Cuando llegué al Bolsón, no me imaginé que iba a terminar, al día siguiente, durmiendo en la montaña. El día que llegué, no fue un buen día. Venía de pasar una noche en un camping rústico en el que no había nadie más en Lago Puelo, lugar que, después de todo lo que venía viendo, no me gustó. Llegué al Bolsón creyendo que tenía una casa para quedarme, pero resultó ser que no pude comunicarme en todo el día con esa persona y me pasé el tiempo esperando. Estuve unas horas en la plaza con todas mis cosas, leyendo, tranquila y segura. No me corría nadie y el día estaba lindo. Después me crucé a un restaurant a almorzar, cosa que no hacía desde hacía tiempo, y entre otras cosas, el mozo me ofreció quedarme en su casa por cualquier cosa. Pero a medida que pasó el tiempo, no saber dónde hospedarme y sentir que había pasado el día dando vueltas me empezó a frustrar. Fui a la casa del mozo, un poco resignada, y de a poco me di cuenta que nos adentrábamos en un barrio bastante humilde que, sin prejuzgar, me dio miedo. Me pregunté qué hacía ahí. Ya eran casi las ocho de la noche y yo no quería estar en ese lugar. Ya había aprendido a no obligarme a estar en lugares donde no estuviera cómoda, o a hacer cosas que no quisiera, así que después de un ataque de llanto y desesperación, llamé a unos chicos que había conocido en el Parque Nacional los Alerces y que me había cruzado esa tarde en el centro del Bolsón. Saludé al mozo agradeciéndole de todo corazón su ayuda, y me fui al hostel donde estaban ellos. Una vez instalada, haber tomado una decisión, saber que no me había quedado en donde no quería, saber que tenía un lugar cómodo para dormir me relajó. No me preocupaba haber perdido el día, eso pasa mucho cuando se viaja, y no tengo ningún apuro ni límite de tiempo. Había sido simplemente la sensación de estar a la deriva, sola, sin tener con quien compartir miedos y decisiones.

Pero así como llegué de improvisto a ese hostel, así fue que me sumé al plan de los chicos, Lucas, Flor y Gonza, que terminaron por convertirse en grandes amigos. Al día siguiente dejamos las mochilas en el hostel y nos cargamos una más chica con ropa, comida y las bolsas de dormir. Nos íbamos a la montaña, a caminar durante tres días, y eso era para mí (y para ellos) una experiencia nueva. Bien acompañada y recibida, partimos hacia el refugio del Hielo Azul a las 11 de la mañana.

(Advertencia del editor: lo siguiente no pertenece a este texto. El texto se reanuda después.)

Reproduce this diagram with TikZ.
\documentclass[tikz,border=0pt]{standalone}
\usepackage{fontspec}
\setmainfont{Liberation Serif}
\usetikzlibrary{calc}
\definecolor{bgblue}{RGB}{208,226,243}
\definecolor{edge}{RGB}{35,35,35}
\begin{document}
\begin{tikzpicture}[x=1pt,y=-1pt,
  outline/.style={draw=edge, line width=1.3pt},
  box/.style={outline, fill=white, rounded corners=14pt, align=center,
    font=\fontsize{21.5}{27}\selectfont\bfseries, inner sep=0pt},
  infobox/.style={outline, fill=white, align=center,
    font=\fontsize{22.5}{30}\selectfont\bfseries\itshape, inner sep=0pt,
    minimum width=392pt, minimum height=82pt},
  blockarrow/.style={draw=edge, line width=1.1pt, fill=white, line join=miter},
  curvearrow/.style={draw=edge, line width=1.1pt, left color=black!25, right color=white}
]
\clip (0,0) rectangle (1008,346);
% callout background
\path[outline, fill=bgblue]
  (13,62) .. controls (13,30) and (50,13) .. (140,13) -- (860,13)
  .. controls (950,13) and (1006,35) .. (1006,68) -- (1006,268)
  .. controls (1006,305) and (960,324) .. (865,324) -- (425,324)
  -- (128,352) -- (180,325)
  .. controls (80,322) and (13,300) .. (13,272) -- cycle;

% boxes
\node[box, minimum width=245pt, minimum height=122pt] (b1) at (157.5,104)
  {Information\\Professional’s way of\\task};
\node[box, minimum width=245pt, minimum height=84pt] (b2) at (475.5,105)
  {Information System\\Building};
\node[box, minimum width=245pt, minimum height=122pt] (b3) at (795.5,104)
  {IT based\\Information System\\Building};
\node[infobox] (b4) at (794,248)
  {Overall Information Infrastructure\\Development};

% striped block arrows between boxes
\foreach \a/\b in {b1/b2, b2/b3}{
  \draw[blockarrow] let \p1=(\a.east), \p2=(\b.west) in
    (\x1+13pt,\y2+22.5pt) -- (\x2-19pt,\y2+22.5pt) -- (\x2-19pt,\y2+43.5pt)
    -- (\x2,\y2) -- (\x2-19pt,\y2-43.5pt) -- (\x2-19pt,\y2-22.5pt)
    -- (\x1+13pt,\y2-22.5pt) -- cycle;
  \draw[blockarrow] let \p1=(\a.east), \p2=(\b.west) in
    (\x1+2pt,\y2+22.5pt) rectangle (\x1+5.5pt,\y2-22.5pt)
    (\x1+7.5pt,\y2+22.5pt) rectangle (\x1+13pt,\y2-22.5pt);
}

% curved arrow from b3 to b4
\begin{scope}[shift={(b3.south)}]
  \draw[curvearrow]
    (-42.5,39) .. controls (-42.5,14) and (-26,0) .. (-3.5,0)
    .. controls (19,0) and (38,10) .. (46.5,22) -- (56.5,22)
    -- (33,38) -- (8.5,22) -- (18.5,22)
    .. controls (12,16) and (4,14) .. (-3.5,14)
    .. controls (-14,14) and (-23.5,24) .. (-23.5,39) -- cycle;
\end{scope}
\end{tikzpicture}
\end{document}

No voy a mentir. Mis tres días de montaña estuvieron influenciados por el hecho de que faltaban sólo días para reencontrarme con mi pareja y compañero de viaje, y porque además, era su cumpleaños. La montaña me ayudó a distraerme, a distenderme, y a divertirme, pero no puedo ocultar que tuve momentos más tristes, o de mal humor, en los que tal vez me costó más conectarme con la gente y con el lugar, porque en parte mi cabeza estaba en Buenos Aires y contaba días y horas, y en parte miraba una montaña llena de naturaleza pura. A pesar de esa ansiedad y mezcla de emociones, la experiencia en la montaña fue increíble. Tal vez a un alpinista le resulte gracioso que llame “experiencia de montaña” a dormir en refugios y caminar algunas horas. Pero para mí fue algo completamente nuevo.

Las primeras dos horas de caminata fueron de pura subida, y, por suerte, éramos un grupo parejo; frenábamos cuando hacía falta, nos ayudábamos y nos entendíamos. Hacía mucho calor y estaba lleno de tábanos que irrumpían el silencio pacífico que se puede imaginar. En cada arroyo que encontrábamos nos mojábamos la cabeza y cargábamos los termos con agua para el camino, hasta que encontramos un lindo mirador para sentarnos a almorzar. A pesar de los tábanos, era un lindo momento y estaba en buena compañía. Ya había terminado la subida empinada y ahora nos quedaba un camino más tranquilo. Nos reímos porque, una de nuestras conclusiones era que la mayoría de los “bolsoneses” (o el gentilicio que corresponda) no tiene mucha simpatía por los porteños, así que se habían encargado de asustarnos lo suficiente y decirnos que no íbamos a poder, o que el camino era muy difícil para nosotros. Y si bien costaba y requería un cambio de aire, lo logramos sin problemas y a un muy buen ritmo. Finalmente llegamos al refugio después de seis horas de caminata, contando los tiempos de almuerzo y de relajación frente a un arroyo glorioso que nos salvó de una hora de sed.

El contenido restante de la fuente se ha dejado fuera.